In my understanding a matrix $A$ is $PSD$ iff there is a matrix $B$, so that $A=B^TB$.
If I have a square matrix $X$, which is singular (because of eigenvalues = 0) and I calculate the inner product $K = X^TX$, the resulting matrix $K$ has eigenvalues < 0.
Does this mean that K is not PSD?
The background of this question is to show that $K$ is invertible, which should be guaranteed with being PSD. This yields to the subsequent question: Is the inner product of a matrix invertible, even if the matrix itself is singular?
Example Code:
import numpy as np
from sklearn.datasets import load_digits
data = load_digits()
X = data['data']
X = X[0:X.shape[1]]
K = [email protected]
print("All eigenvalues of K >= 0:")
print(np.all(np.linalg.eigvals(K) >= 0))
Thank you in advance!
Consider $A\in\mathbb{R}^{m\times n}$ and define $K = A^\top A$. Then since $K^\top = (A^\top A)^\top = A^\top A = K$, we have that $K$ is symmetric.

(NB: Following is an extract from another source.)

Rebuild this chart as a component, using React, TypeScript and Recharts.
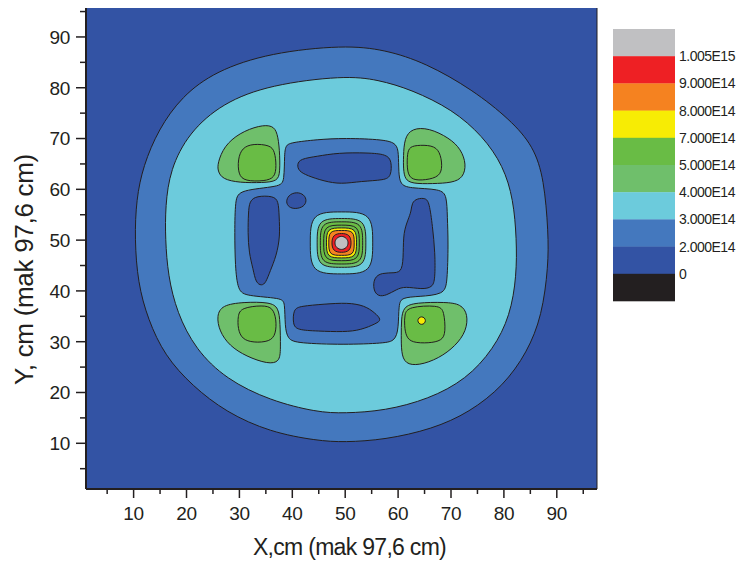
import { ScatterChart, Scatter, XAxis, YAxis, CartesianGrid, ReferenceLine, Legend, Label } from "recharts";

type Pt = [number, number];

// axis ticks (major every 10, minor every 5)
const xTicks = [5, 10, 15, 20, 25, 30, 35, 40, 45, 50, 55, 60, 65, 70, 75, 80, 85, 90, 95];
const yTicks = [5, 10, 15, 20, 25, 30, 35, 40, 45, 50, 55, 60, 65, 70, 75, 80, 85, 90, 95];
const xTitle = "X,cm (mak 97,6 cm)";
const yTitle = "Y, cm (mak 97,6 cm)";

// colour scale, top to bottom
const levelLabels = ["1.005E15", "9.000E14", "8.000E14", "7.000E14", "5.000E14", "4.000E14", "3.000E14", "2.000E14", "0"];
const levelColors = ["#C0C0C2", "#EE2024", "#F58220", "#F7EC04", "#69BC45", "#6FBF6B", "#6CCBDC", "#4478BE", "#3353A4", "#231F20"];

// contour outlines (x, y in cm)
const ring2e14: Pt[] = [
  [49.8, 88.4], [57.5, 87.5], [65.2, 84.9], [74.1, 79.6], [81.2, 73.7], [85.6, 68.5], [87.6, 62.0], [88.4, 51.5],
  [88.4, 44.9], [87.2, 35.1], [84.4, 27.9], [79.9, 21.3], [73.5, 16.1], [66.5, 12.8], [57.5, 10.7], [49.8, 10.2],
  [44.7, 10.5], [35.8, 12.2], [27.5, 16.1], [21.1, 21.3], [15.9, 27.2], [12.7, 34.4], [10.8, 41.6], [10.2, 50.2],
  [10.5, 58.0], [11.8, 64.6], [14.7, 71.8], [19.1, 78.3], [25.5, 83.3], [35.8, 86.9],
];
const ring3e14: Pt[] = [
  [49.8, 82.4], [56.2, 81.6], [62.6, 79.6], [70.3, 75.7], [76.0, 70.5], [79.9, 64.6], [81.8, 58.0], [82.4, 50.2],
  [82.4, 43.0], [81.2, 35.1], [78.0, 28.5], [72.9, 22.6], [65.8, 18.7], [57.5, 16.4], [49.8, 15.9], [44.7, 16.1],
  [35.8, 18.4], [27.5, 22.6], [21.7, 28.5], [18.2, 35.7], [16.5, 43.0], [16.0, 50.2], [16.0, 56.7], [16.9, 63.9],
  [20.4, 71.1], [26.8, 77.0], [35.8, 80.6],
];
const innerLow: Pt[] = [
  [39.6, 69.2], [44.7, 69.8], [49.8, 70.1], [57.5, 69.8], [59.7, 69.0], [60.1, 67.2], [60.1, 63.3], [60.4, 61.0],
  [62.0, 60.2], [68.1, 60.1], [69.2, 58.7], [69.3, 54.7], [69.5, 49.5], [69.3, 41.6], [68.7, 39.3], [63.9, 38.9],
  [60.7, 38.7], [60.1, 37.4], [60.1, 32.5], [59.4, 30.2], [57.5, 29.7], [49.8, 29.4], [40.9, 29.7], [39.1, 30.5],
  [38.6, 33.1], [38.6, 37.7], [38.0, 38.6], [31.3, 39.0], [29.7, 40.0], [29.2, 44.9], [29.1, 51.5], [29.2, 58.0],
  [30.0, 59.9], [37.7, 60.5], [38.5, 61.6], [38.5, 67.2], [38.8, 68.6],
];
const blobTop: Pt[] = [
  [40.9, 64.9], [41.5, 66.0], [44.7, 66.5], [48.6, 67.2], [54.3, 67.2], [57.8, 66.9], [58.8, 65.6], [58.7, 62.6],
  [57.5, 61.8], [53.0, 61.6], [49.2, 61.0], [46.0, 61.6], [42.8, 62.7], [41.2, 63.6],
];
const blobBottom: Pt[] = [
  [40.2, 36.4], [41.5, 37.0], [46.0, 37.4], [50.5, 37.7], [53.7, 37.1], [55.6, 35.7], [56.9, 34.3], [55.9, 33.6],
  [53.0, 32.3], [49.8, 31.9], [44.7, 32.1], [40.9, 32.3], [40.1, 33.4],
];
const blobLeft: Pt[] = [
  [31.9, 57.7], [33.2, 58.7], [36.4, 58.7], [37.4, 57.7], [37.5, 54.7], [37.7, 50.8], [37.0, 46.9], [35.8, 43.9],
  [35.0, 41.6], [34.2, 41.0], [33.1, 41.6], [32.6, 44.3], [31.8, 47.5], [31.6, 51.5], [31.7, 55.4],
];
const blobSmall: Pt[] = [
  [38.8, 57.8], [39.5, 59.1], [41.2, 59.5], [42.5, 58.7], [42.7, 57.4], [41.9, 56.4], [40.2, 56.1], [39.1, 56.7],
];
const blobRight: Pt[] = [
  [62.6, 57.4], [63.6, 58.2], [65.2, 58.3], [65.9, 57.4], [66.5, 52.8], [67.0, 47.5], [67.0, 42.3], [66.5, 40.7],
  [64.5, 40.3], [61.3, 40.9], [59.7, 40.3], [57.8, 39.1], [56.2, 38.9], [55.3, 40.2], [55.4, 42.6], [56.9, 43.6],
  [59.4, 43.5], [60.8, 43.9], [61.0, 47.5], [61.0, 51.5], [61.9, 54.1], [62.5, 55.7],
];
const lobeTL4: Pt[] = [
  [25.9, 65.2], [27.1, 68.5], [30.0, 71.1], [33.8, 72.6], [36.3, 72.6], [37.2, 71.1], [37.6, 67.8], [37.7, 63.3],
  [37.2, 61.6], [34.5, 61.3], [30.0, 61.3], [26.8, 62.0], [25.9, 63.6],
];
const lobeTL5: Pt[] = [
  [29.7, 65.9], [30.5, 68.2], [32.6, 69.0], [35.8, 68.7], [36.7, 67.5], [37.0, 64.6], [36.7, 62.3], [34.8, 61.6],
  [31.0, 61.6], [29.8, 62.9],
];
const lobeTR4: Pt[] = [
  [61.0, 66.5], [61.2, 70.1], [62.6, 72.0], [65.8, 72.1], [69.7, 70.1], [71.9, 67.9], [72.9, 64.9], [72.3, 62.3],
  [70.3, 61.3], [66.5, 61.1], [62.6, 61.1], [61.3, 62.0], [61.0, 63.9],
];
const lobeTR5: Pt[] = [
  [61.7, 66.5], [62.0, 68.2], [63.3, 68.7], [66.5, 68.7], [67.9, 67.5], [68.4, 64.6], [67.9, 62.5], [65.2, 61.8],
  [62.6, 61.8], [61.7, 63.3],
];
const lobeBL4: Pt[] = [
  [25.7, 35.1], [26.7, 37.2], [30.7, 37.8], [35.8, 37.8], [37.4, 36.7], [37.7, 33.8], [37.8, 28.5], [37.6, 26.0],
  [35.4, 25.6], [31.3, 27.1], [28.1, 29.2], [26.2, 32.1],
];
const lobeBL5: Pt[] = [
  [29.7, 35.1], [30.3, 36.7], [34.5, 37.2], [36.3, 36.7], [37.0, 34.4], [36.9, 31.5], [35.8, 30.0], [32.6, 29.8],
  [30.5, 30.5], [29.7, 32.5],
];
const lobeBR4: Pt[] = [
  [60.6, 34.4], [61.0, 36.9], [63.3, 37.7], [69.0, 37.8], [71.9, 37.4], [73.2, 35.4], [72.9, 32.1], [70.9, 29.2],
  [67.7, 26.7], [63.9, 25.3], [61.3, 25.6], [60.6, 27.9], [60.6, 31.2],
];
const lobeBR5: Pt[] = [
  [61.2, 35.4], [61.9, 36.9], [67.7, 37.2], [68.7, 36.1], [69.0, 31.8], [68.3, 30.2], [65.8, 29.7], [62.6, 29.8],
  [61.5, 31.0], [61.2, 33.1],
];
const dotBR7: Pt[] = [
  [65.23, 34.15], [65.0, 34.72], [64.45, 34.96], [63.9, 34.72], [63.67, 34.15], [63.9, 33.58], [64.45, 33.34], [65.0, 33.58],
];
// central peak rings
const peak3: Pt[] = [[55.2, 49.45], [55.2, 55.55], [49.3, 55.55], [43.4, 55.55], [43.4, 49.45], [43.4, 43.35], [49.3, 43.35], [55.2, 43.35]];
const peak4: Pt[] = [[53.9, 49.45], [53.9, 54.25], [49.3, 54.25], [44.7, 54.25], [44.7, 49.45], [44.7, 44.65], [49.3, 44.65], [53.9, 44.65]];
const peak5: Pt[] = [[53.3, 49.45], [53.3, 53.6], [49.3, 53.6], [45.3, 53.6], [45.3, 49.45], [45.3, 45.3], [49.3, 45.3], [53.3, 45.3]];
const peak6: Pt[] = [[52.67, 49.45], [52.67, 52.95], [49.3, 52.95], [45.93, 52.95], [45.93, 49.45], [45.93, 45.95], [49.3, 45.95], [52.67, 45.95]];
const peak7: Pt[] = [[52.14, 49.45], [52.14, 52.4], [49.3, 52.4], [46.46, 52.4], [46.46, 49.45], [46.46, 46.5], [49.3, 46.5], [52.14, 46.5]];
const peak8: Pt[] = [[51.7, 49.45], [51.7, 51.9], [49.3, 51.9], [46.9, 51.9], [46.9, 49.45], [46.9, 47.0], [49.3, 47.0], [51.7, 47.0]];
const peak9: Pt[] = [[51.2, 49.45], [50.9, 51.1], [49.3, 51.4], [47.7, 51.1], [47.4, 49.45], [47.7, 47.8], [49.3, 47.5], [50.9, 47.8]];
const peak10: Pt[] = [[50.67, 49.45], [50.27, 50.45], [49.3, 50.87], [48.33, 50.45], [47.93, 49.45], [48.33, 48.45], [49.3, 48.03], [50.27, 48.45]];

const contours: { key: string; fill: string; pts: Pt[] }[] = [
  { key: "r2", fill: "#4478BE", pts: ring2e14 },
  { key: "r3", fill: "#6CCBDC", pts: ring3e14 },
  { key: "in", fill: "#4478BE", pts: innerLow },
  { key: "bt", fill: "#3353A4", pts: blobTop },
  { key: "bb", fill: "#3353A4", pts: blobBottom },
  { key: "bl", fill: "#3353A4", pts: blobLeft },
  { key: "bs", fill: "#3353A4", pts: blobSmall },
  { key: "br", fill: "#3353A4", pts: blobRight },
  { key: "tl4", fill: "#6FBF6B", pts: lobeTL4 },
  { key: "tl5", fill: "#69BC45", pts: lobeTL5 },
  { key: "tr4", fill: "#6FBF6B", pts: lobeTR4 },
  { key: "tr5", fill: "#69BC45", pts: lobeTR5 },
  { key: "bl4", fill: "#6FBF6B", pts: lobeBL4 },
  { key: "bl5", fill: "#69BC45", pts: lobeBL5 },
  { key: "br4", fill: "#6FBF6B", pts: lobeBR4 },
  { key: "br5", fill: "#69BC45", pts: lobeBR5 },
  { key: "br7", fill: "#F7EC04", pts: dotBR7 },
  { key: "p3", fill: "#6CCBDC", pts: peak3 },
  { key: "p4", fill: "#6FBF6B", pts: peak4 },
  { key: "p5", fill: "#69BC45", pts: peak5 },
  { key: "p6", fill: "#69BC45", pts: peak6 },
  { key: "p7", fill: "#F7EC04", pts: peak7 },
  { key: "p8", fill: "#F58220", pts: peak8 },
  { key: "p9", fill: "#EE2024", pts: peak9 },
  { key: "p10", fill: "#C0C0C2", pts: peak10 },
];

const FONT = "'Liberation Sans', Arial, sans-serif";
const INK = "#231F20";

function XTick(props: any) {
  const { x, y, payload } = props;
  const major = payload.value % 10 === 0;
  return (
    <g>
      <line x1={x} y1={y} x2={x} y2={y + (major ? 9 : 5)} stroke={INK} strokeWidth={1.5} />
      {major && (
        <text x={x} y={y + 31} textAnchor="middle" fontFamily={FONT} fontSize={19} letterSpacing={-0.3} fill={INK}>
          {payload.value}
        </text>
      )}
    </g>
  );
}

function YTick(props: any) {
  const { x, y, payload } = props;
  const major = payload.value % 10 === 0;
  return (
    <g>
      <line x1={x - (major ? 10 : 6)} y1={y} x2={x} y2={y} stroke={INK} strokeWidth={1.5} />
      {major && (
        <text x={x - 16} y={y} dy="0.36em" textAnchor="end" fontFamily={FONT} fontSize={19} letterSpacing={-0.3} fill={INK}>
          {payload.value}
        </text>
      )}
    </g>
  );
}

function XTitle(props: any) {
  const vb = props.viewBox || { x: 86, y: 489, width: 511, height: 74 };
  return (
    <text x={vb.x + vb.width / 2 + 8} y={vb.y + vb.height - 8} textAnchor="middle" fontFamily={FONT} fontSize={23} letterSpacing={-0.7} fill={INK}>
      {xTitle}
    </text>
  );
}

function YTitle(props: any) {
  const vb = props.viewBox || { x: 26, y: 8, width: 60, height: 481 };
  const cx = vb.x + 7;
  const cy = vb.y + vb.height / 2 + 21;
  return (
    <text x={cx} y={cy} transform={`rotate(-90, ${cx}, ${cy})`} textAnchor="middle" fontFamily={FONT} fontSize={26} letterSpacing={-0.3} fill={INK}>
      {yTitle}
    </text>
  );
}

function LevelLegend() {
  const h = 27.2;
  return (
    <svg width={123} height={275} style={{ display: "block", overflow: "visible" }}>
      {levelColors.map((c, i) => (
        <rect key={c} x={0} y={i * h} width={62} height={h + 0.3} fill={c} />
      ))}
      {levelLabels.map((l, i) => (
        <text key={l} x={66} y={(i + 1) * h} dy="0.36em" fontFamily={FONT} fontSize={14} letterSpacing={-0.5} fill={INK}>
          {l}
        </text>
      ))}
    </svg>
  );
}

export default function App() {
  return (
    <div style={{ position: "absolute", left: 0, top: 0, width: 736, height: 563, background: "#fff" }}>
      <ScatterChart width={736} height={563} margin={{ top: 8, right: 139, bottom: 0, left: 26 }}>
        <CartesianGrid fill="#3353A4" horizontal={false} vertical={false} />
        <XAxis
          type="number"
          dataKey="x"
          domain={[1, 97.6]}
          allowDataOverflow
          ticks={xTicks}
          interval={0}
          tickSize={0}
          tickMargin={0}
          tickLine={false}
          height={74}
          axisLine={{ stroke: INK, strokeWidth: 2 }}
          tick={(p: any) => <XTick {...p} />}
        >
          <Label content={(p: any) => <XTitle {...p} />} />
        </XAxis>
        <YAxis
          type="number"
          dataKey="y"
          domain={[1, 95.7]}
          allowDataOverflow
          ticks={yTicks}
          interval={0}
          tickSize={0}
          tickMargin={0}
          tickLine={false}
          width={60}
          axisLine={{ stroke: INK, strokeWidth: 2 }}
          tick={(p: any) => <YTick {...p} />}
        >
          <Label content={(p: any) => <YTitle {...p} />} />
        </YAxis>
        {contours.map((c) => (
          <Scatter
            key={c.key}
            data={c.pts.map(([x, y]) => ({ x, y }))}
            line={{ fill: c.fill, stroke: INK, strokeWidth: 1 }}
            lineType="joint"
            lineJointType="basisClosed"
            shape={() => <g />}
            legendType="none"
            isAnimationActive={false}
          />
        ))}
        <ReferenceLine x={97.6} stroke={INK} strokeWidth={1} />
        <Legend
          layout="vertical"
          align="center"
          verticalAlign="middle"
          wrapperStyle={{ left: 613, top: 29, width: 123, height: 275 }}
          content={() => <LevelLegend />}
        />
      </ScatterChart>
    </div>
  );
}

Furthermore, note that $x^\top Kx = x^\top A^\top Ax = (Ax)^\top Ax = \|Ax\|_2^2 \ge 0$ for all $x\in\mathbb{R}^n$. Therefore, we conclude that $K$ is positive semidefinite. As a corollary, all eigenvalues of $K$ must be nonnegative.
Now, to answer your question on invertibility, note that a positive semidefinite matrix is invertible if and only if it is positive definite, i.e. all of its eigenvalues are strictly positive. Therefore, $K = A^\top A$ is invertible if and only if $\text{rank}(K) = n$, which in turn holds when $\text{rank}(A) = n$. Since $\text{rank}(A)\le\min\{m,n\}$, this shows us that in order for $K$ to be invertible, it must be that $A$ is a narrow matrix ($n\le m$) with full column rank. In the case that $A$ is a strictly wide matrix ($m<n$), there is no possibility for $K$ to be invertible. You can also come to this conclusion by denoting a singular value decomposition of $A$ by $A = U\Sigma V^\top$ and noting that \begin{equation*} K = A^\top A = V\Sigma^\top U^\top U \Sigma V^\top = \sum_{i=1}^r \sigma_i^2 v_iv_i^\top, \end{equation*} where $\{\sigma_1,\sigma_2\dots,\sigma_r\}$ is the set of the $r=\text{rank}(A)$ nonzero singular values of $A$. In this case, we are summing $r$ rank-1 matrices, and therefore $\text{rank}(K)=n$ only if $r=n$.